Na ação em que pede o cumprimento da sentença, o procurador da República Marco Antônio Delfino de Almeida aponta que há, ao menos, duas fontes de custeio que podem ser usadas pelos municípios recolhidas em razão da presença indígena nos municípios. São elas as verbas do Fundo de Desenvolvimento do Sistema Rodoviário de Mato Grosso do Sul (Fundersul) e o ICMS Ecológico, que incentiva a adoção de práticas ambientalmente adequadas pelos municípios.
Segundo o MPF, basta providências dos gestores para o uso das verbas. Por isso, a não realização de melhorias torna evidente que “não é a falta de recursos o empecilho, mas sim a falta de gestão eficiente, deixando à própria sorte uma gama de direitos fundamentais assegurados constitucionalmente aos indígenas”.
Situação Urgente
O MPF destaca que a situação é considerada urgente, uma vez que o trânsito na região tornou-se impossível, comprometendo o tráfego de ambulâncias e de veículos da Polícia Militar e da Força Nacional. A condição fere diversos direitos fundamentais como o acesso integral à saúde, educação, segurança, liberdade de tráfego e acesso à Justiça.

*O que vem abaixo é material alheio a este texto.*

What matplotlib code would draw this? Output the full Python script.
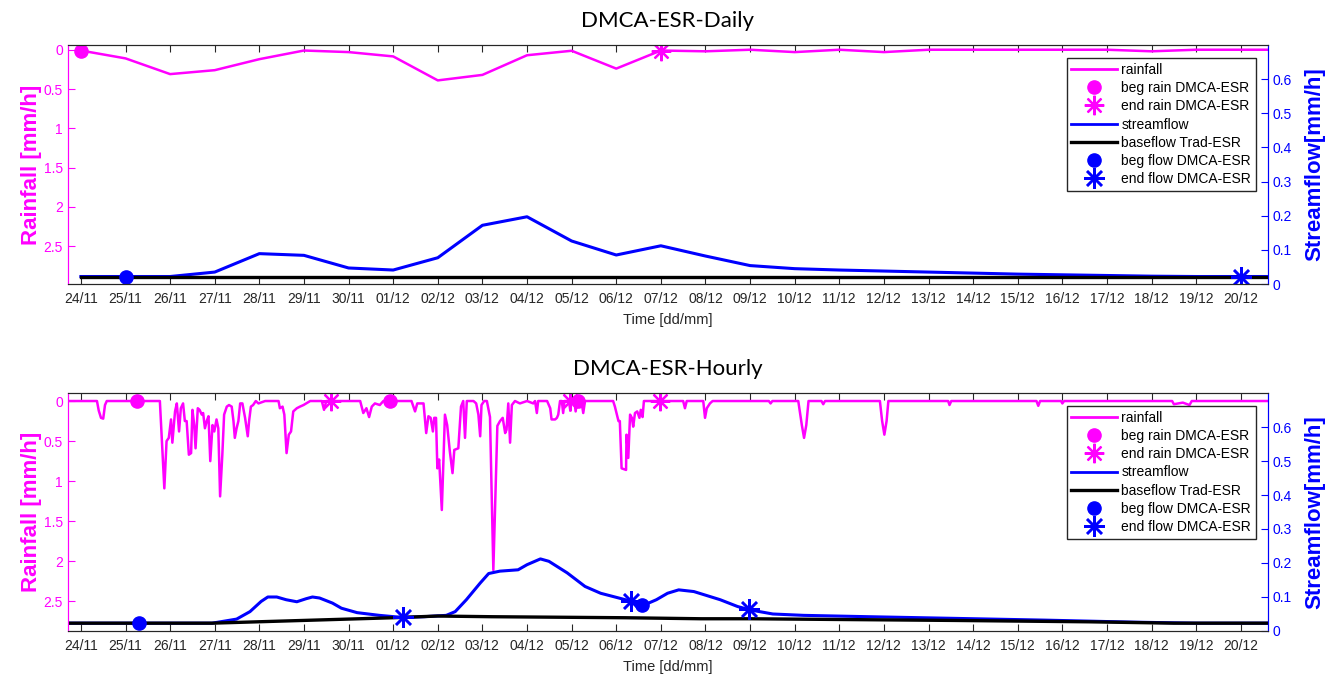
import matplotlib
matplotlib.use("Agg")
import matplotlib.pyplot as plt
from matplotlib.lines import Line2D

plt.rcParams['font.family'] = ['Liberation Sans', 'DejaVu Sans']

# ---- data (days counted from 24/11) ----
day_labels = ['24/11', '25/11', '26/11', '27/11', '28/11', '29/11', '30/11', '01/12',
              '02/12', '03/12', '04/12', '05/12', '06/12', '07/12', '08/12', '09/12',
              '10/12', '11/12', '12/12', '13/12', '14/12', '15/12', '16/12', '17/12',
              '18/12', '19/12', '20/12']

# daily series, one value per day 24/11 .. 21/12
daily_rain = [0.01, 0.11, 0.31, 0.26, 0.12, 0.01, 0.03, 0.085, 0.39, 0.32, 0.07, 0.013,
              0.24, 0.01, 0.02, 0.0, 0.03, 0.0, 0.03, 0.0, 0.0, 0.0, 0.0, 0.0, 0.02,
              0.0, 0.0, 0.0]
daily_flow = [0.022, 0.022, 0.022, 0.035, 0.089, 0.084, 0.047, 0.041, 0.077, 0.172,
              0.197, 0.126, 0.085, 0.112, 0.082, 0.054, 0.045, 0.041, 0.038, 0.035,
              0.032, 0.029, 0.027, 0.025, 0.023, 0.022, 0.022, 0.022]
daily_base = [0.022] * 28

daily_beg_rain_t, daily_beg_rain_v = [0], [0.01]
daily_end_rain_t, daily_end_rain_v = [13], [0.01]
daily_beg_flow_t, daily_beg_flow_v = [1], [0.022]
daily_end_flow_t, daily_end_flow_v = [26], [0.022]

# hourly series (vertices)
hourly_rain_t = [-0.3, 0.36, 0.40, 0.45, 0.50, 0.54, 0.58, 1.77, 1.87, 1.92, 1.97, 2.02,
                 2.05, 2.11, 2.15, 2.20, 2.24, 2.29, 2.33, 2.37, 2.42, 2.47, 2.50, 2.54,
                 2.57, 2.62, 2.66, 2.71, 2.74, 2.78, 2.82, 2.86, 2.90, 2.95, 2.99, 3.04,
                 3.08, 3.12, 3.17, 3.21, 3.27, 3.32, 3.38, 3.42, 3.45, 3.49, 3.53, 3.57,
                 3.62, 3.68, 3.74, 3.77, 3.81, 3.86, 3.92, 3.98, 4.13, 4.28, 4.43, 4.46,
                 4.52, 4.56, 4.61, 4.66, 4.71, 4.76, 4.84, 4.91, 4.99, 5.14, 5.40, 5.45,
                 5.50, 6.26, 6.33, 6.40, 6.46, 6.52, 6.59, 6.70, 6.78, 7.41, 7.49, 7.54,
                 7.68, 7.74, 7.79, 7.84, 7.89, 7.92, 7.96, 7.99, 8.03, 8.09, 8.16, 8.21,
                 8.27, 8.33, 8.37, 8.46, 8.52, 8.57, 8.61, 8.65, 8.80, 8.86, 8.91, 8.95,
                 8.98, 9.04, 9.10, 9.17, 9.245, 9.335, 9.395, 9.455, 9.51, 9.54, 9.58,
                 9.62, 9.66, 9.73, 9.84, 10.0, 10.14, 10.18, 10.22, 10.25, 10.45, 10.52,
                 10.55, 10.63, 10.67, 10.70, 10.74, 10.78, 10.81, 10.84, 10.94, 10.97,
                 11.0, 11.06, 11.09, 11.12, 11.22, 11.26, 11.30, 11.93, 11.97, 12.05,
                 12.08, 12.12, 12.22, 12.23, 12.27, 12.31, 12.35, 12.38, 12.42, 12.47,
                 12.52, 12.55, 12.59, 12.62, 13.50, 13.54, 13.58, 13.95, 13.99, 14.03,
                 14.10, 14.16, 15.42, 15.46, 15.50, 16.08, 16.16, 16.21, 16.26, 16.31,
                 16.60, 16.64, 16.68, 17.91, 17.96, 18.01, 18.06, 18.10, 19.44, 19.47,
                 19.51, 21.42, 21.46, 21.50, 21.97, 22.0, 22.04, 24.46, 24.5, 24.7,
                 24.85, 24.9, 26.7]
hourly_rain_v = [0.0, 0.0, 0.12, 0.21, 0.22, 0.05, 0.0, 0.0, 1.09, 0.50, 0.46, 0.23,
                 0.52, 0.13, 0.03, 0.38, 0.09, 0.03, 0.25, 0.25, 0.67, 0.65, 0.11, 0.30,
                 0.59, 0.09, 0.11, 0.17, 0.15, 0.34, 0.25, 0.19, 0.75, 0.30, 0.38, 0.23,
                 0.34, 1.19, 0.67, 0.17, 0.07, 0.05, 0.07, 0.25, 0.46, 0.34, 0.25, 0.03,
                 0.03, 0.21, 0.44, 0.25, 0.07, 0.05, 0.0, 0.03, 0.0, 0.0, 0.0, 0.09,
                 0.07, 0.17, 0.65, 0.42, 0.38, 0.13, 0.09, 0.07, 0.05, 0.0, 0.0, 0.11,
                 0.0, 0.0, 0.15, 0.09, 0.20, 0.07, 0.03, 0.05, 0.0, 0.0, 0.13, 0.03,
                 0.03, 0.40, 0.19, 0.21, 0.38, 0.21, 0.21, 0.84, 0.73, 1.36, 0.17, 0.30,
                 0.63, 0.90, 0.61, 0.59, 0.07, 0.0, 0.46, 0.0, 0.0, 0.03, 0.17, 0.44,
                 0.05, 0.0, 0.0, 0.2, 2.11, 0.31, 0.25, 0.21, 0.40, 0.36, 0.03,
                 0.52, 0.05, 0.0, 0.03, 0.0, 0.03, 0.0, 0.15, 0.0, 0.0, 0.09,
                 0.23, 0.23, 0.21, 0.17, 0.0, 0.0, 0.15, 0.0, 0.0, 0.12,
                 0.0, 0.0, 0.13, 0.0, 0.0, 0.15, 0.0, 0.0, 0.07, 0.25,
                 0.25, 0.84, 0.86, 0.42, 0.71, 0.17, 0.21, 0.32, 0.15, 0.13,
                 0.21, 0.11, 0.20, 0.0, 0.0, 0.09, 0.0, 0.0, 0.21, 0.09,
                 0.03, 0.0, 0.0, 0.03, 0.0, 0.0, 0.30, 0.46, 0.30, 0.0,
                 0.0, 0.04, 0.0, 0.0, 0.25, 0.42, 0.25, 0.0, 0.0, 0.05,
                 0.0, 0.0, 0.06, 0.0, 0.0, 0.03, 0.0, 0.0, 0.04, 0.02,
                 0.05, 0.0, 0.0]

hourly_flow_t = [-0.3, 2.94, 3.49, 3.79, 4.04, 4.19, 4.39, 4.60, 4.84, 5.05, 5.19, 5.35,
                 5.64, 5.84, 6.19, 6.69, 7.19, 7.69, 8.19, 8.39, 8.64, 8.95, 9.14, 9.39,
                 9.80, 10.0, 10.30, 10.49, 10.90, 11.30, 11.65, 12.35, 12.60, 12.90,
                 13.15, 13.40, 13.74, 14.33, 14.72, 15.0, 15.51, 16.2, 17.67, 19.64,
                 21.6, 23.6, 25.0, 26.7]
hourly_flow_v = [0.023, 0.023, 0.035, 0.057, 0.087, 0.100, 0.100, 0.092, 0.086, 0.095,
                 0.100, 0.097, 0.082, 0.067, 0.054, 0.046, 0.040, 0.042, 0.046, 0.057,
                 0.092, 0.141, 0.169, 0.176, 0.180, 0.195, 0.212, 0.205, 0.171, 0.131,
                 0.111, 0.087, 0.075, 0.092, 0.111, 0.121, 0.116, 0.092, 0.072, 0.062,
                 0.050, 0.046, 0.042, 0.037, 0.032, 0.026, 0.023, 0.023]

hourly_base_t = [-0.3, 2.94, 7.0, 8.0, 9.2, 12.2, 13.9, 15.0, 19.6, 22.6, 24.5, 26.7]
hourly_base_v = [0.023, 0.023, 0.039, 0.044, 0.042, 0.039, 0.036, 0.036, 0.031, 0.027,
                 0.023, 0.023]

hourly_beg_rain_t, hourly_beg_rain_v = [1.26, 6.93, 11.14], [0.0, 0.0, 0.0]
hourly_end_rain_t, hourly_end_rain_v = [5.61, 10.96, 12.98], [0.0, 0.0, 0.0]
hourly_beg_flow_t, hourly_beg_flow_v = [1.30, 12.58], [0.023, 0.077]
hourly_end_flow_t, hourly_end_flow_v = [7.23, 12.33, 14.98], [0.041, 0.089, 0.065]

MAG = '#ff00ff'
BLUE = '#0000ff'
ASTER = (8, 2, 0)


def draw_panel(rect, title, rain_t, rain_v, flow_t, flow_v, base_t, base_v,
               br, er, bf, ef, rain_lim):
    ax = fig.add_axes(rect)
    ax2 = ax.twinx()

    ax.plot(rain_t, rain_v, color=MAG, lw=1.8)
    ax.plot(br[0], br[1], 'o', color=MAG, ms=9.5)
    ax.plot(er[0], er[1], ls='none', marker=ASTER, ms=14, mec=MAG, mew=1.6)

    ax2.plot(flow_t, flow_v, color=BLUE, lw=2.2)
    ax2.plot(base_t, base_v, color='black', lw=2.4)
    ax2.plot(bf[0], bf[1], 'o', color=BLUE, ms=9.5)
    ax2.plot(ef[0], ef[1], ls='none', marker=ASTER, ms=15, mec=BLUE, mew=1.8)

    ax.set_xlim(-0.29, 26.61)
    ax.set_ylim(rain_lim)
    ax.set_yticks([0, 0.5, 1, 1.5, 2, 2.5])
    ax.set_yticklabels(['0', '0.5', '1', '1.5', '2', '2.5'])
    ax2.set_ylim(0, 0.70)
    ax2.set_yticks([0, 0.1, 0.2, 0.3, 0.4, 0.5, 0.6])
    ax2.set_yticklabels(['0', '0.1', '0.2', '0.3', '0.4', '0.5', '0.6'])
    ax.set_xticks(range(len(day_labels)))
    ax.set_xticklabels(day_labels)

    ax.tick_params(axis='x', direction='in', length=5, top=True, colors='#262626',
                   labelsize=10, pad=6)
    ax.tick_params(axis='y', direction='in', length=5, colors=MAG, labelsize=10)
    ax2.tick_params(axis='y', direction='in', length=5, colors=BLUE, labelsize=10)
    for a in (ax, ax2):
        a.spines['left'].set_color(MAG)
        a.spines['right'].set_color(BLUE)
        a.spines['top'].set_color('#262626')
        a.spines['bottom'].set_color('#262626')

    ax.set_ylabel('Rainfall [mm/h]', color=MAG, fontsize=16, fontweight='bold',
                  labelpad=1)
    ax2.set_ylabel('Streamflow[mm/h]', color=BLUE, fontsize=16, fontweight='bold',
                   labelpad=9)
    ax.set_xlabel('Time [dd/mm]', fontsize=10.5, color='#262626', labelpad=5)
    ax.set_title(title, fontsize=16, family=['Lato', 'DejaVu Sans'], pad=13)

    handles = [
        Line2D([], [], color=MAG, lw=2),
        Line2D([], [], ls='none', marker='o', color=MAG, ms=9.5),
        Line2D([], [], ls='none', marker=ASTER, ms=14, mec=MAG, mew=1.6),
        Line2D([], [], color=BLUE, lw=2),
        Line2D([], [], color='black', lw=2.4),
        Line2D([], [], ls='none', marker='o', color=BLUE, ms=9.5),
        Line2D([], [], ls='none', marker=ASTER, ms=15, mec=BLUE, mew=1.8),
    ]
    labels = ['rainfall', 'beg rain DMCA-ESR', 'end rain DMCA-ESR', 'streamflow',
              'baseflow Trad-ESR', 'beg flow DMCA-ESR', 'end flow DMCA-ESR']
    leg = ax2.legend(handles, labels, loc='upper right', bbox_to_anchor=(0.99, 0.945),
                     fontsize=10, frameon=True, fancybox=False, framealpha=1,
                     edgecolor='#262626', borderpad=0.35, labelspacing=0.3,
                     handlelength=3.3, handletextpad=0.3, borderaxespad=0)
    leg.get_frame().set_linewidth(1.0)
    return ax, ax2


fig = plt.figure(figsize=(13.38, 6.79), dpi=100)

days = list(range(len(daily_rain)))
draw_panel([0.0508, 0.5817, 0.8969, 0.352], 'DMCA-ESR-Daily',
           days, daily_rain, days, daily_flow, days, daily_base,
           (daily_beg_rain_t, daily_beg_rain_v), (daily_end_rain_t, daily_end_rain_v),
           (daily_beg_flow_t, daily_beg_flow_v), (daily_end_flow_t, daily_end_flow_v),
           (2.98, -0.06))

draw_panel([0.0508, 0.0707, 0.8969, 0.3505], 'DMCA-ESR-Hourly',
           hourly_rain_t, hourly_rain_v, hourly_flow_t, hourly_flow_v,
           hourly_base_t, hourly_base_v,
           (hourly_beg_rain_t, hourly_beg_rain_v), (hourly_end_rain_t, hourly_end_rain_v),
           (hourly_beg_flow_t, hourly_beg_flow_v), (hourly_end_flow_t, hourly_end_flow_v),
           (2.87, -0.1))

fig.savefig('out.png', dpi=100)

Além disso, os alunos da aldeia não vão à escola em períodos de chuva, pois o transporte escolar fica impossibilitado de transitar pelas vias, já que não há cascalho nas estradas. Nesses mesmos períodos, os indígenas ficam sem assistência à saúde, pois os servidores do Ministério da Saúde também não conseguem acesso ao local.

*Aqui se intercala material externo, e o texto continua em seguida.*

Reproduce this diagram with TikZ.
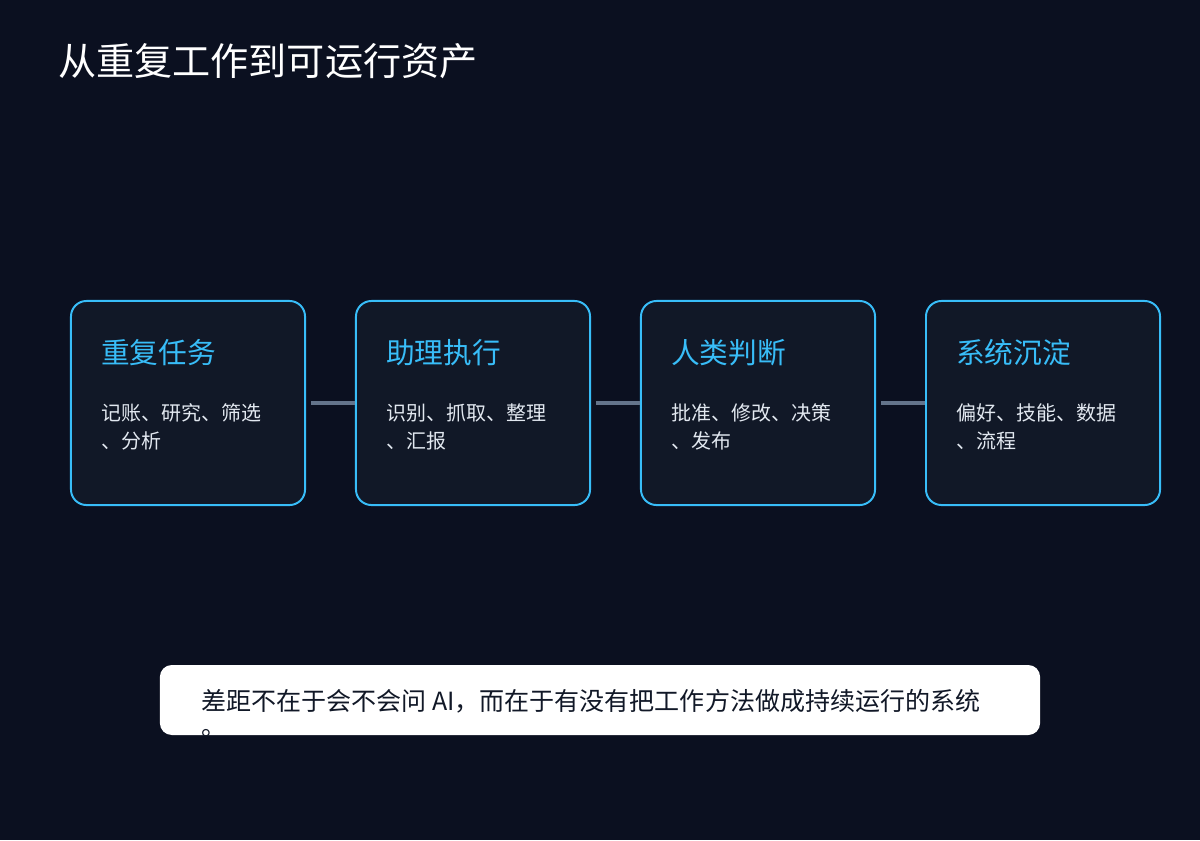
\documentclass[tikz,border=0pt]{standalone}
\usepackage{fontspec}
\setmainfont{Noto Sans CJK SC}
\usetikzlibrary{positioning}

\definecolor{bgdark}{HTML}{0B1020}
\definecolor{cardfill}{HTML}{111827}
\definecolor{skyline}{HTML}{38BDF8}
\definecolor{linkgray}{HTML}{64748B}
\definecolor{softtext}{HTML}{E2E8F0}
\definecolor{inktext}{HTML}{111827}

\tikzset{
  card/.style={draw=skyline, fill=cardfill, line width=1.4pt, rounded corners=11pt,
    minimum width=5.85cm, minimum height=5.1cm, inner sep=0pt},
  cardhead/.style={anchor=base west, inner sep=0pt, text=skyline,
    font=\fontsize{20.4pt}{24pt}\selectfont},
  cardbody/.style={anchor=base west, inner sep=0pt, text=softtext,
    font=\fontsize{14.2pt}{20pt}\selectfont},
  linkbar/.style={draw=linkgray, line width=3.2pt, shorten <=3.5pt},
}

\begin{document}
\begin{tikzpicture}[x=0.025cm,y=-0.025cm]
        \fill[bgdark] (0,0) rectangle (1200,840);
        \useasboundingbox (0,0) rectangle (1200,840);

        \node[anchor=base west, inner sep=0pt, text=white,
              font=\fontsize{27.1pt}{32pt}\selectfont] (title) at (58,76) {从重复工作到可运行资产};

        \foreach \i/\x/\head/\la/\lb in {1/71/重复任务/记账、研究、筛选/、分析,
                                         2/356/助理执行/识别、抓取、整理/、汇报,
                                         3/641/人类判断/批准、修改、决策/、发布,
                                         4/926/系统沉淀/偏好、技能、数据/、流程}{
            \node[card] (c\i) at (\x+117,403) {};
            \node[cardhead] (h\i) at (\x+30,363) {\head};
            \node[cardbody] (la\i) at (\x+30,420) {\la};
            \node[cardbody] (lb\i) at (\x+30,448) {\lb};
        }

        \draw[linkbar] (c1.east) -- (c2.west);
        \draw[linkbar] (c2.east) -- (c3.west);
        \draw[linkbar] (c3.east) -- (c4.west);

        \node[fill=white, rounded corners=8.5pt, minimum width=22cm, minimum height=1.75cm,
              inner sep=0pt] (note) at (600,700) {};
        \node[anchor=base west, inner sep=0pt, text=inktext,
              font=\fontsize{17.8pt}{21pt}\selectfont] (notea) at (201,710)
              {差距不在于会不会问 AI，而在于有没有把工作方法做成持续运行的系统};
        \node[anchor=base west, inner sep=0pt, text=inktext,
              font=\fontsize{17.8pt}{21pt}\selectfont] (noteb) at (201,735) {。};
    \end{tikzpicture}
\end{document}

Em junho de 2023, a Secretaria de Perícia, Pesquisa e Análise (Sppea/PGR) elaborou parecer técnico de toda a malha viária existente na comunidade com vistorias para avaliação das condições de conservação das vias públicas das comunidades indígenas Jaguapiru e Bororó, e de estradas públicas existentes em zona rural compreendidas dentro da área dos municípios de Dourados e Itaporã, constando em detalhes as obras necessárias nas vias.

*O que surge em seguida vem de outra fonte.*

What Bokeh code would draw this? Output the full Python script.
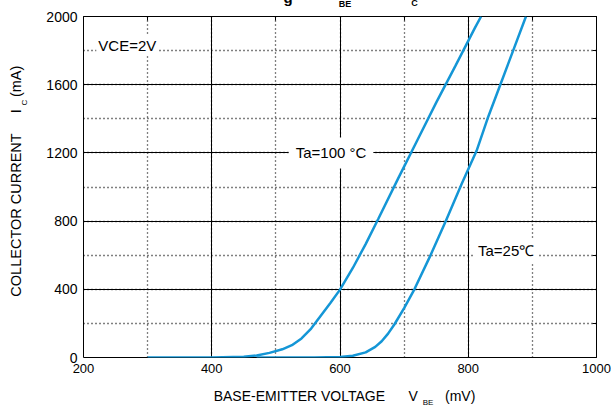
import math
from bokeh.plotting import figure
from bokeh.models import Label, LinearAxis, Range1d, SingleIntervalTicker, Grid
from bokeh.embed import file_html
from bokeh.resources import INLINE

# Ta = 100 C curve
vbe_100 = [300, 400, 450, 470, 490, 510, 525, 540, 555, 570, 585, 600, 620, 640, 660, 690, 720, 750, 780, 810, 820]
ic_100 = [0, 0, 4, 12, 27, 48, 72, 112, 170, 245, 320, 398, 525, 665, 815, 1045, 1270, 1495, 1710, 1930, 2000]
# Ta = 25 C curve
vbe_25 = [470, 560, 600, 620, 640, 655, 665, 675, 685, 700, 716, 740, 765, 790, 813, 830, 850, 870, 890]
ic_25 = [0, 0, 3, 10, 30, 62, 95, 140, 195, 290, 400, 590, 800, 1020, 1212, 1400, 1600, 1800, 2000]

x_tick_labels = ["200", "400", "600", "800", "1000"]
y_tick_labels = ["0", "400", "800", "1200", "1600", "2000"]

FONT = "Liberation Sans"
BLUE = "#1496d6"
NB = "\u00a0"

p = figure(width=611, height=406, x_range=Range1d(200, 1000), y_range=Range1d(0, 2000),
           output_backend="svg", toolbar_location=None,
           min_border_left=83, min_border_right=15, min_border_top=16, min_border_bottom=49,
           x_axis_type=None, y_axis_type=None)
p.background_fill_color = "white"
p.border_fill_color = "white"
p.outline_line_color = "black"
p.outline_line_width = 1

xt = SingleIntervalTicker(interval=200, num_minor_ticks=2)
yt = SingleIntervalTicker(interval=400, num_minor_ticks=2)

xb = LinearAxis(ticker=xt)
yl = LinearAxis(ticker=yt)
for ax in (xb, yl):
    ax.axis_line_color = None
    ax.major_tick_in = 0
    ax.major_tick_out = 0
    ax.minor_tick_in = 0
    ax.minor_tick_out = 0
    ax.major_label_text_font = FONT
    ax.major_label_text_color = "black"
    ax.major_label_standoff = 6
xb.major_label_text_font_size = "13px"
yl.major_label_text_font_size = "14px"
p.add_layout(xb, "below")
p.add_layout(yl, "left")

xa = LinearAxis(ticker=xt)
yr = LinearAxis(ticker=yt)
for ax in (xa, yr):
    ax.axis_line_color = None
    ax.major_tick_in = 4
    ax.major_tick_out = 0
    ax.minor_tick_in = 4
    ax.minor_tick_out = 0
    ax.major_tick_line_color = "black"
    ax.minor_tick_line_color = "black"
    ax.major_label_text_font_size = "0px"
    ax.major_label_standoff = 0
p.add_layout(xa, "above")
p.add_layout(yr, "right")

gx = Grid(dimension=0, ticker=xt, grid_line_color="black", grid_line_width=1,
          minor_grid_line_color="black", minor_grid_line_dash="1 3", minor_grid_line_width=1.3)
gy = Grid(dimension=1, ticker=yt, grid_line_color="black", grid_line_width=1,
          minor_grid_line_color="black", minor_grid_line_dash="1 3", minor_grid_line_width=1.3)
p.add_layout(gx)
p.add_layout(gy)

p.line(vbe_100, ic_100, line_color=BLUE, line_width=2.5)
p.line(vbe_25, ic_25, line_color=BLUE, line_width=2.5)


def lab(x, y, text, size="14px", bg=None, align="left", baseline="alphabetic", angle=0,
        style="normal", pad=0, place="center"):
    kw = {}
    if bg:
        kw["background_fill_color"] = bg
        kw["padding"] = pad
    L = Label(x=x, y=y, text=text, text_font=FONT, text_font_size=size, text_color="black",
              text_align=align, text_baseline=baseline, angle=angle, text_font_style=style, **kw)
    if place == "center":
        p.add_layout(L)
    else:
        p.add_layout(L, place)


# in-plot annotations
lab(220, 1832, "VCE=2V", size="15px", bg="white", pad=2)
lab(586, 1200, "Ta=100 \u00b0C", size="15px", bg="white", align="center", baseline="middle", pad=7)
lab(859, 626, "Ta=25\u2103", size="15px", bg="white", align="center", baseline="middle", pad=4)

# axis titles (in side panels so that they are not clipped to the frame)
lab(403, -228, "BASE-EMITTER VOLTAGE" + NB * 6 + "V" + NB * 7 + "(mV)", size="14px", place="below")
lab(729, -262, "BE", size="8px", place="below")

lab(95.3, 357, "COLLECTOR CURRENT" + NB * 5 + "I" + NB * 3 + "(mA)", size="14.5px",
    angle=math.pi / 2, place="left")
lab(107.5, 1478, "C", size="8px", angle=math.pi / 2, place="left")

# top title fragments (cut off by page edge)
lab(512, 2114, "g", size="15px", style="bold", place="left")
lab(598, 2076, "BE", size="9px", style="bold", place="above")
lab(711, 2081, "C", size="9px", style="bold", place="right")

open("out.html", "w").write(file_html(p, INLINE))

De acordo com o relatório, a Prefeitura de Dourados realizou serviços de manutenção em 6,17 km de vias nas comunidades indígenas situadas dentro de seu território. Isso corresponde a 8,28% do total de 74,55 km de estradas sob sua jurisdição.
Já com relação ao Município de Itaporã, foram executados serviços de manutenção em vias que totalizam aproximadamente 1,48 km de extensão. Isso corresponde a apenas 1,87% do total de 79,07 km de estradas sob sua jurisdição.
Seguindo os critérios do Departamento Nacional de Infraestrutura de Transportes (Dnit), verificou-se que o Índice de Condição de Manutenção de Rodovias Não Pavimentadas (ICMNP) para as estradas vistoriadas variou entre as classificações ruim e péssimo nas vias das comunidades indígenas, e entre regular e bom nas vias rurais não pavimentadas dos municípios de Dourados e Itaporã.
Nas vias que apresentaram piores classificações foram identificados problemas decorrentes de drenagem deficiente, que ocasionam degradação do pavimento.